Author: Jesse Swash, Co-Founder Design by Structure
The lessons for the future lie in the past. The same truths still hold. This time the story is the consumer, technology is the agent of change and the tale is the customer purchase journey.
The world keeps changing – we can’t change that. Online growth has accelerated, fast-tracked during the pandemic, and from now on only going to grow. Instore continues to shrink – no surprise there. But in truth, it was struggling before lockdown and is unlikely to recover to its hay day.
The truth is that customers are still shopping. The lesson is that how they shop and how they pay is and always has been changing. Learn that lesson. Be on the right side of change. That means embracing the change agent. Embracing the ‘change technology’ enables the way we all shop and, for the purpose of this story, pay.
Instore. Online. Omni-channel, multichannel or, blended. However, we want to describe it there are two key choices. Physical or virtual. Place your bets, allocate your resources, email with offers, entice in-store, catch your customers however you can. That race is on and has been for some time.
But there is another race happening too: behind the scenes; in the pocket; in the wallets and smartphones of your customers and prospects. This race is, with whom will they will pay?
For the customer, the method of payment is becoming increasingly important. There are traditional credit cards. There are the disruptors such as Revolut and Monzo. There are the new(ish) arrivals of PayPal, Apple Pay and Google, who in turn are being challenged by the even newer and free-thinking Klarna.

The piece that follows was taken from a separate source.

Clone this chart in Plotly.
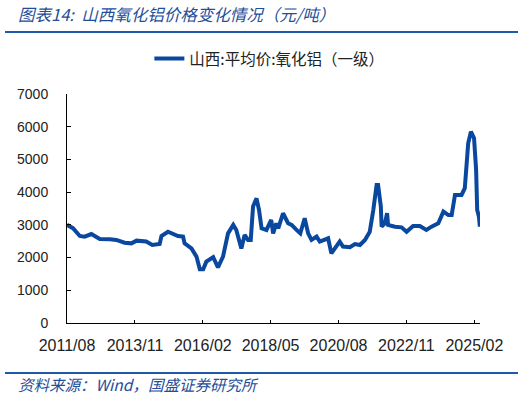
import plotly.graph_objects as go

dates = [
    "2011-08-01", "2011-10-12", "2012-01-03", "2012-03-01", "2012-05-22", "2012-09-01",
    "2013-01-01", "2013-03-20", "2013-06-29", "2013-09-20", "2013-11-20", "2014-03-17",
    "2014-05-30", "2014-08-27", "2014-09-18", "2014-11-18", "2014-12-06", "2015-04-06",
    "2015-06-06", "2015-06-25", "2015-09-16", "2015-11-16", "2015-12-26", "2016-02-05",
    "2016-03-14", "2016-06-05", "2016-08-02", "2016-10-02", "2016-12-02", "2017-02-03",
    "2017-03-12", "2017-05-12", "2017-06-21", "2017-08-01", "2017-09-03", "2017-10-01",
    "2017-11-12", "2017-12-12", "2018-01-12", "2018-03-12", "2018-05-09", "2018-06-01",
    "2018-07-09", "2018-08-02", "2018-09-29", "2018-11-29", "2019-01-11", "2019-03-11",
    "2019-04-26", "2019-06-18", "2019-07-30", "2019-09-09", "2019-11-09", "2019-12-18",
    "2020-02-18", "2020-03-28", "2020-05-06", "2020-06-18", "2020-08-15", "2020-09-24",
    "2020-12-16", "2021-02-16", "2021-04-17", "2021-06-17", "2021-08-14", "2021-09-26",
    "2021-11-05", "2021-11-23", "2021-12-26", "2022-01-05", "2022-02-14", "2022-03-12",
    "2022-03-24", "2022-06-15", "2022-09-03", "2022-11-03", "2023-01-21", "2023-04-12",
    "2023-07-01", "2023-09-01", "2023-11-22", "2024-01-23", "2024-03-23", "2024-05-02",
    "2024-06-11", "2024-08-30", "2024-10-08", "2024-11-18", "2024-12-21", "2025-01-28",
    "2025-02-22", "2025-03-07", "2025-03-28", "2025-04-08",
]
prices = [
    3000, 2900, 2660, 2640, 2720, 2570,
    2560, 2540, 2455, 2435, 2517, 2490,
    2385, 2415, 2660, 2790, 2790, 2660,
    2640, 2435, 2280, 2030, 1640, 1640,
    1875, 2010, 1700, 2030, 2740, 3000,
    2845, 2280, 2690, 2540, 2540, 3560,
    3810, 3455, 2895, 2845, 3150, 2740,
    3050, 2895, 3355, 3050, 3000, 2845,
    2740, 3200, 2740, 2540, 2640, 2490,
    2540, 2590, 2130, 2280, 2490, 2335,
    2315, 2415, 2385, 2540, 2790, 3455,
    4220, 4220, 3560, 2945, 3050, 3355,
    3000, 2945, 2925, 2790, 2965, 2965,
    2845, 2945, 3050, 3405, 3300, 3300,
    3915, 3915, 4120, 5495, 5850, 5650,
    4680, 3455, 3250, 2945,
]
series_name = "山西:平均价:氧化铝（一级）"
tick_dates = ["2011-08-01", "2013-11-01", "2016-02-01", "2018-05-01",
              "2020-08-01", "2022-11-01", "2025-02-01"]
tick_labels = ["2011/08", "2013/11", "2016/02", "2018/05", "2020/08", "2022/11", "2025/02"]
y_ticks = [0, 1000, 2000, 3000, 4000, 5000, 6000, 7000]

title_text = "图表14:  山西氧化铝价格变化情况（元/吨）"
source_text = "资料来源：Wind，国盛证券研究所"

W, H = 525, 399
L, R, T, B = 67, 45, 94, 76
PW = W - L - R
PH = H - T - B

def px(x):
    return (x - L) / PW

def py(y):
    return (H - B - y) / PH

BLUE = "#0A48A0"
HEAD = "#1F4E9A"
CJK = "Noto Sans CJK SC"

fig = go.Figure()
fig.add_trace(go.Scatter(
    x=dates, y=prices, mode="lines", name=series_name,
    line=dict(color=BLUE, width=4),
))

fig.update_layout(
    width=W, height=H,
    margin=dict(l=L, r=R, t=T, b=B, autoexpand=False),
    paper_bgcolor="white", plot_bgcolor="white",
    showlegend=True,
    legend=dict(
        orientation="h", x=0.49, xanchor="center", y=py(59), yanchor="middle",
        font=dict(family=CJK, size=15.5, color="#222222"),
        bgcolor="rgba(0,0,0,0)",
    ),
    xaxis=dict(
        type="date", range=["2011-08-01", "2025-04-10"],
        tickvals=tick_dates, ticktext=tick_labels,
        showgrid=False, zeroline=False,
        showline=True, linecolor="black", linewidth=1,
        ticks="inside", ticklen=3, tickcolor="black",
        tickfont=dict(family="Liberation Sans", size=16, color="#222222"),
        ticklabelstandoff=8,
    ),
    yaxis=dict(
        range=[0, 7000], tickvals=y_ticks,
        showgrid=False, zeroline=False,
        showline=True, linecolor="black", linewidth=1,
        ticks="inside", ticklen=4, tickcolor="black",
        tickfont=dict(family="Liberation Sans", size=14, color="#222222"),
        ticklabelstandoff=15,
    ),
    shapes=[
        dict(type="line", xref="paper", yref="paper",
             x0=px(5), x1=px(518), y0=py(32), y1=py(32),
             line=dict(color="#1F5AAA", width=2)),
        dict(type="line", xref="paper", yref="paper",
             x0=px(5), x1=px(518), y0=py(373), y1=py(373),
             line=dict(color="#1F5AAA", width=2)),
    ],
    annotations=[
        dict(text=title_text, xref="paper", yref="paper",
             x=px(16), y=py(14), xanchor="left", yanchor="middle",
             showarrow=False,
             font=dict(family=CJK, size=16.5, color=HEAD, style="italic")),
        dict(text=source_text, xref="paper", yref="paper",
             x=px(16), y=py(384), xanchor="left", yanchor="middle",
             showarrow=False,
             font=dict(family=CJK, size=15.5, color=HEAD, style="italic")),
    ],
)

fig.write_html("out.html", config={"displayModeBar": False},
               post_script="document.body.style.margin='0';")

So, the big question is, as a payment brand how to make sure you’re chosen by and loved by consumers and which brands do retailers lean on and learn to embrace. Decisions. Decisions.
Payments as an industry continue to grow (global payments revenues totalled $1.9 trillion in 2018 alone (McKinsey)). A market that big, no wonder non-banks and non-traditional players are entering to grab their share. The opportunity to disrupt and carve out market share lies in joining the dots in the customer journey. It used to be a channel choice to connect to the retailer. Now it’s a channel choice to the retailer then a wallet choice at the terminal.
The ability of consumers to opt for a brand at the point-of-purchase, to pay with a brand they choose or even love, changes the connection to the bank or financial service provider in a way many fail to grasp. The ties that connect the customer to the brand and weaker and weaker.
The Retail Disconnect
So, imagine you’re at the checkout page or in the store at the till. For a bank or payment provider, its name on the screen or the payment terminal is the key point of connection with you, their shared customer.
Don’t assume you’ll be the chosen one. When the customer can choose the payment provider that offers the best vouchers and rewards, will they choose you? When they can simply wave their phone or ‘Smile-to-pay’, when they never see your logo or brand, how do you build that relationship that keeps them by your side?
The answer always lies in the lessons of the successful brands and businesses from the past and focussing on the customer needs. Stores used to make you queue. The agile and customer focussed introduced self-checkout. The free-thinking added roving assistants that come with their own till. And the really clever took advantage of online to shift or blend their offer and drive huge fortunes.
Now take an extra step, instore or onscreen, work hard to re-invent and re-position your brand so you’re on the terminal or by the confirm purchase button. Think what message this sends the customer. We’ve thought of you. We’re on your side. We’re your friend. We’re changing to suit your needs. Choose us. Stay with us.
Becoming ‘The Chosen One’
Some brands will be leaders, some innovators, but not all will survive. They never do. But none of those that seek to succeed can afford to avoid the cracking landscape of payments that is happening within banking.
The winners in the transactional world of retail and consumption need to be customer-focused, more responsive, and deliver the services their customers actually want. This is always the start of our advice to every FinTech we work with and help.
Make sure what you offer keeps adapting. Make sure your offer is driven by customer demands. Be relevant. Keep up with Apple and Google. Have a view on Klarna. In short, make sure you’re the chosen one, however, your customers want to pay.
Because the lesson the past teaches us this time. Only the chosen will survive.
This article is part of a series published in Global Banking and Finance Magazine.